Netflix-Warner Bros. Deal: How Streaming Reshaped Hollywood

The entertainment landscape continues to shift in a big way.
By Alex Low
streaming at home

Glenn Carstens-Peters/Unsplash.

When Disney completed its acquisition of 21st Century Fox in 2017, the deal was sold as a necessary step for meeting the growing demand for diverse and accessible entertainment. CEO Bob Iger promised that absorbing Fox’s portfolio would deliver “more compelling, accessible, and convenient” experiences.

What followed, however, wasn’t a creative boom but a regression: dwindling performance, narrower visions, and a streaming strategy focused more on volume and brand maintenance than ambition. Nearly a decade later, Hollywood stands once again on the edge of consolidation’s abyss. With Netflix now circling Warner Bros., the industry faces another merger pitched as progress and another threat to the system that once defined American moviemaking.

Entertainment Ecosystem

Mergers and acquisitions are nothing new in Hollywood, but today’s wave is driven less by creativity and more by corporate strategy. Take MGM, once a major player, now reduced to a mere asset in Amazon’s vast empire, fueling Prime Video’s content machine. This shift has led to the “contentification” of film and TV, with shows designed less for artistic impact and more to maintain streaming subscriptions.

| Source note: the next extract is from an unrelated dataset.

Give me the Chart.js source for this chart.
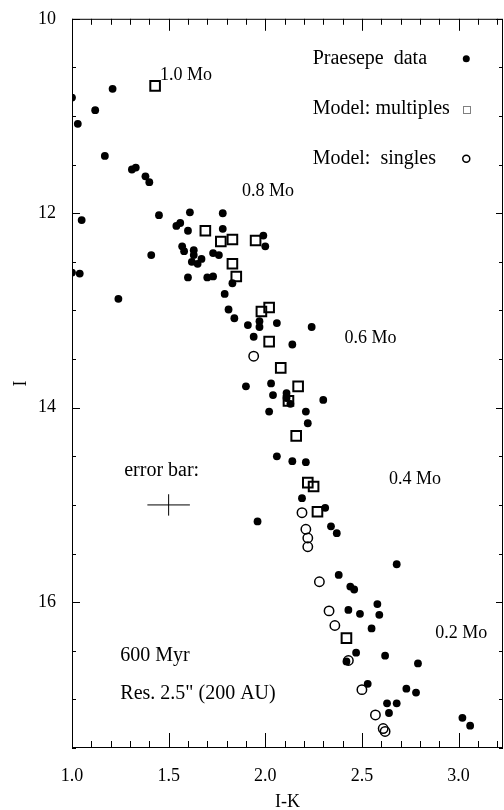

Netflix, for instance, prioritises easy-to-digest programming that can be consumed passively, with a signature “Netflix Look” that favours uniformity over innovation. What’s disappearing in this race for volume is the diversity of voices, styles, and stories that once defined the medium.

Photo: HBO Max/Warner Bros.

While streaming services often lean toward volume over quality, there are moments that hint at an outlook reminiscent of old Hollywood. Amid the rush for content, the world’s largest streamer has attracted directors like David Fincher and Martin Scorsese, offering them creative freedom that contrasts with the typical studio model.

HBO Max, too, gave Zack Snyder’s Justice League a new lease of life after studio interference marred its initial release. Platforms like MUBI and the Criterion Channel stand out by curating historically significant films, making cinematic gems accessible with ease. These glimpses show that, despite the dominance of content-driven strategies, there’s still room for artistry.

What’s The End Game?

streaming

Shutter Speed/Unsplash

The real question, however, is how long this can last. While streaming services have positioned themselves as champions of cinema and auteurs, offering platforms for directors to realise their visions, their efforts often feel like part of a larger battle to outpace legacy studios. Netflix and Apple TV have waged their own Oscars campaigns over the years, with Apple TV’s CODA even taking home the Academy Award for Best Picture just a few years ago.

But what happens when these services start buying up their competitors, consolidating the market even further? Without true competition, the incentive to innovate begins to fade, and what was once touted as a creative renaissance could quickly become just another cycle of corporate consolidation, with the same risks that have always followed.

CODA, Netflix.

Streaming services, for all their promises, have a troubling history of abandoning projects — even auteurs aren’t safe. David Fincher’s Mindhunter, despite critical acclaim, was axed after two seasons. Netflix’s broader war on media preservation, from dismissing physical media to rejecting a traditional theatrical window, feels like a losing battle for filmmakers and movie lovers alike.

And as platforms like HBO Max and Disney+ offer botched or censored versions of iconic shows — Mad Men, The Simpsons — it’s clear that the future of media is being shaped by convenience, not creativity. With competition fading and the focus on profit over preservation, the future of entertainment seems less about artistic innovation and more about maintaining an ever-growing, disposable content machine.